The Omaha tribe lived in tipis and earth lodges. They lived in tipi's during the fall and winter months when they were hunting buffalo. The tipi was made from 9 to10 buffalo skins and the frame was made from cedar poles that were 14 to 16 feet in length. There was only one black pole and the rest were white. The frame of a tipi could hold up against a fairly heavy wind. The entrance to the tipi faced to the west when the tribe was traveling. It was the women's job to set up the tipis.
The Omaha learned how to make earth lodges from the Pawnee. They lived in the earth lodges during the summer and spring. They stripped the bark of trees and used them as poles. The earth lodge was almost 8 feet high with a dome shaped roof. It was about 20 to 60 inches in diameter. There was an opening at the top of the earth lodge for smoke to go out and for sunlight to come in. They had a fireplace. The men and women built the earth lodge together.
The Omaha Indians wore leggings. The shirt was decorated with embroidery, fringe or paint. The moccasins were made without soles. They were made the same except the women's moccasins were not as decorated as the men's. The tunic was the woman's shirt. The shirt was held in place by the belt. The robe was also an important part of the Omaha Indian's clothing.
The Omaha men wore their hair long and also wore earrings. The women sometimes painted the part of their hair red.
The Omaha Indian used signs from nature to explain the things happening around them. When there were fireflies around them that meant it would rain during the night. When the birds sang in the morning it would be clear. Mist in the morning meant a hot day. When the horses played after long rains it probably meant the rain was over.

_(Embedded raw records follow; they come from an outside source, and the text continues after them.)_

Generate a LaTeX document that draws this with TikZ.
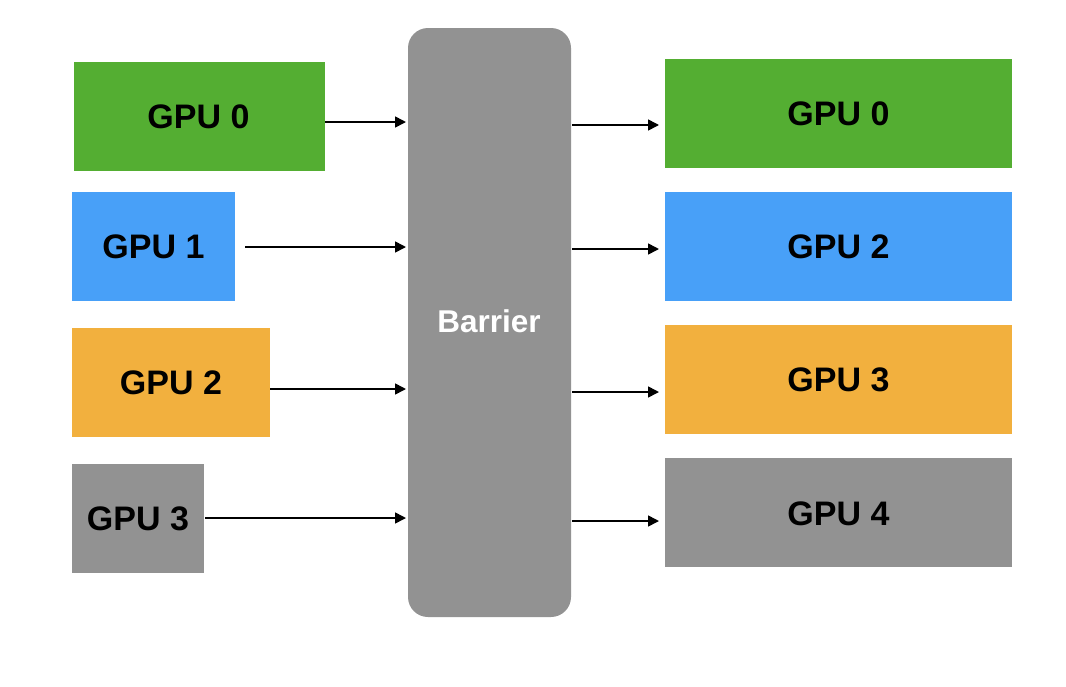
\documentclass[tikz,border=0pt]{standalone}
\usepackage{fontspec}
\setmainfont{Liberation Sans}
\usetikzlibrary{arrows.meta}
\definecolor{cgreen}{RGB}{84,174,50}
\definecolor{cblue}{RGB}{72,160,248}
\definecolor{corange}{RGB}{242,176,62}
\definecolor{cgray}{RGB}{146,146,146}
\begin{document}
\begin{tikzpicture}[x=1pt,y=-1pt,
  gpubox/.style={draw=none,inner sep=0pt,font=\fontsize{34}{40}\selectfont\bfseries},
  conn/.style={line width=1.6pt,-{Triangle[length=11pt,width=11pt]}}]
\useasboundingbox (0,0) rectangle (1066,686);
\fill[white] (0,0) rectangle (1066,686);
% barrier
\fill[cgray,rounded corners=20pt] (408,28) rectangle (571,617);
\node[text=white,font=\fontsize{31.5}{38}\selectfont\bfseries] (bar) at (489,321) {Barrier};
% left boxes
\fill[cgreen] (74,62) rectangle (325,171);
\node[gpubox] (l0) at (198.5,116.7) {GPU 0};
\fill[cblue] (72,192) rectangle (235,301);
\node[gpubox] (l1) at (153.5,246.5) {GPU 1};
\fill[corange] (72,328) rectangle (270,437);
\node[gpubox] (l2) at (171,382.5) {GPU 2};
\fill[cgray] (72,464) rectangle (204,573);
\node[gpubox] (l3) at (138,518.5) {GPU 3};
% right boxes
\fill[cgreen] (665,59) rectangle (1012,168);
\node[gpubox] (r0) at (838.5,114) {GPU 0};
\fill[cblue] (665,192) rectangle (1012,301);
\node[gpubox] (r2) at (838.5,247) {GPU 2};
\fill[corange] (665,325) rectangle (1012,434);
\node[gpubox] (r3) at (838.5,380) {GPU 3};
\fill[cgray] (665,458) rectangle (1012,567);
\node[gpubox] (r4) at (838.5,514) {GPU 4};
% connector endpoints
\coordinate (a0s) at (325,122); \coordinate (a0e) at (406,122);
\coordinate (a1s) at (245,247); \coordinate (a1e) at (406,247);
\coordinate (a2s) at (270,389); \coordinate (a2e) at (406,389);
\coordinate (a3s) at (205,518); \coordinate (a3e) at (406,518);
\coordinate (b0s) at (572,125); \coordinate (b0e) at (659,125);
\coordinate (b1s) at (572,249); \coordinate (b1e) at (659,249);
\coordinate (b2s) at (572,392); \coordinate (b2e) at (659,392);
\coordinate (b3s) at (572,521); \coordinate (b3e) at (659,521);
\draw[conn] (a0s) -- (a0e);
\draw[conn] (a1s) -- (a1e);
\draw[conn] (a2s) -- (a2e);
\draw[conn] (a3s) -- (a3e);
\draw[conn] (b0s) -- (b0e);
\draw[conn] (b1s) -- (b1e);
\draw[conn] (b2s) -- (b2e);
\draw[conn] (b3s) -- (b3e);
\end{tikzpicture}
\end{document}
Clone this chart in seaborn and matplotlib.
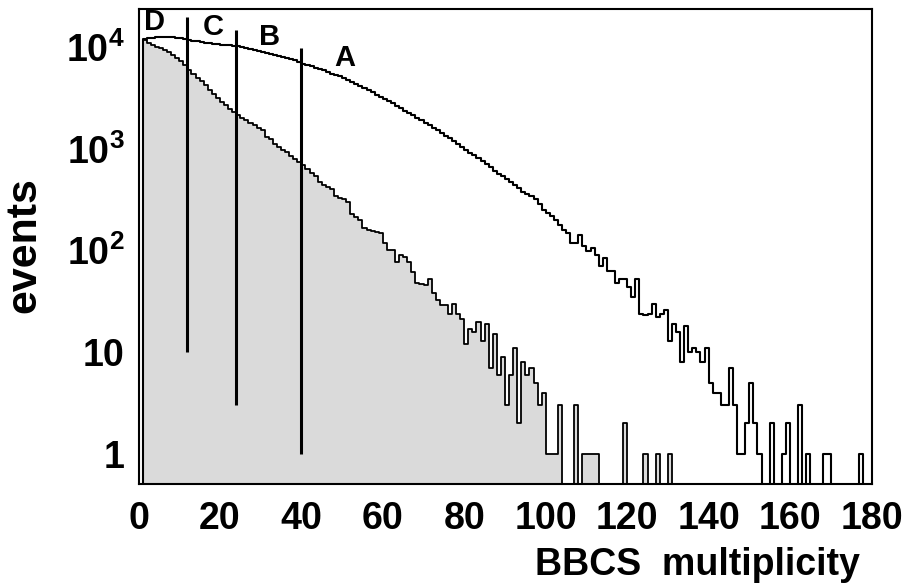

In the village, everyone had certain jobs. The men did the heavy work. They cleared the garden for planting and were responsible for the hunting. They also protected and defended the village. The women made the clothing and set up the tipis. They planted the gardens and made the food, tools and clothing. The children learned how to do grown up things. Girls took care of the babies and learned how to sew and cook. The boys cared for the horses and learned how to hunt, garden and become warriors. The children also loved to play games like keeping house or going on the hunt. Some of their toys were made of clay. The dolls were made with wood or corn cobs. The made drums, whistles and rattles. Other popular games were Follow the Leader and Cat's Cradle. During the winter, they made sleds from bones.
At first the Omaha Indians walked by foot. They used dogs to carry things around early on, then they used horses as a means to get around and carry things. They would use a
"Travois" which is two poles attached to the back of a dog or horse so they could carry things from one place to another.
The word Omaha means ‘those who go upstream’ or ‘against the current.’
Omaha women were skilled craftspeople. They made pots, wove baskets and made tools from bone and wood.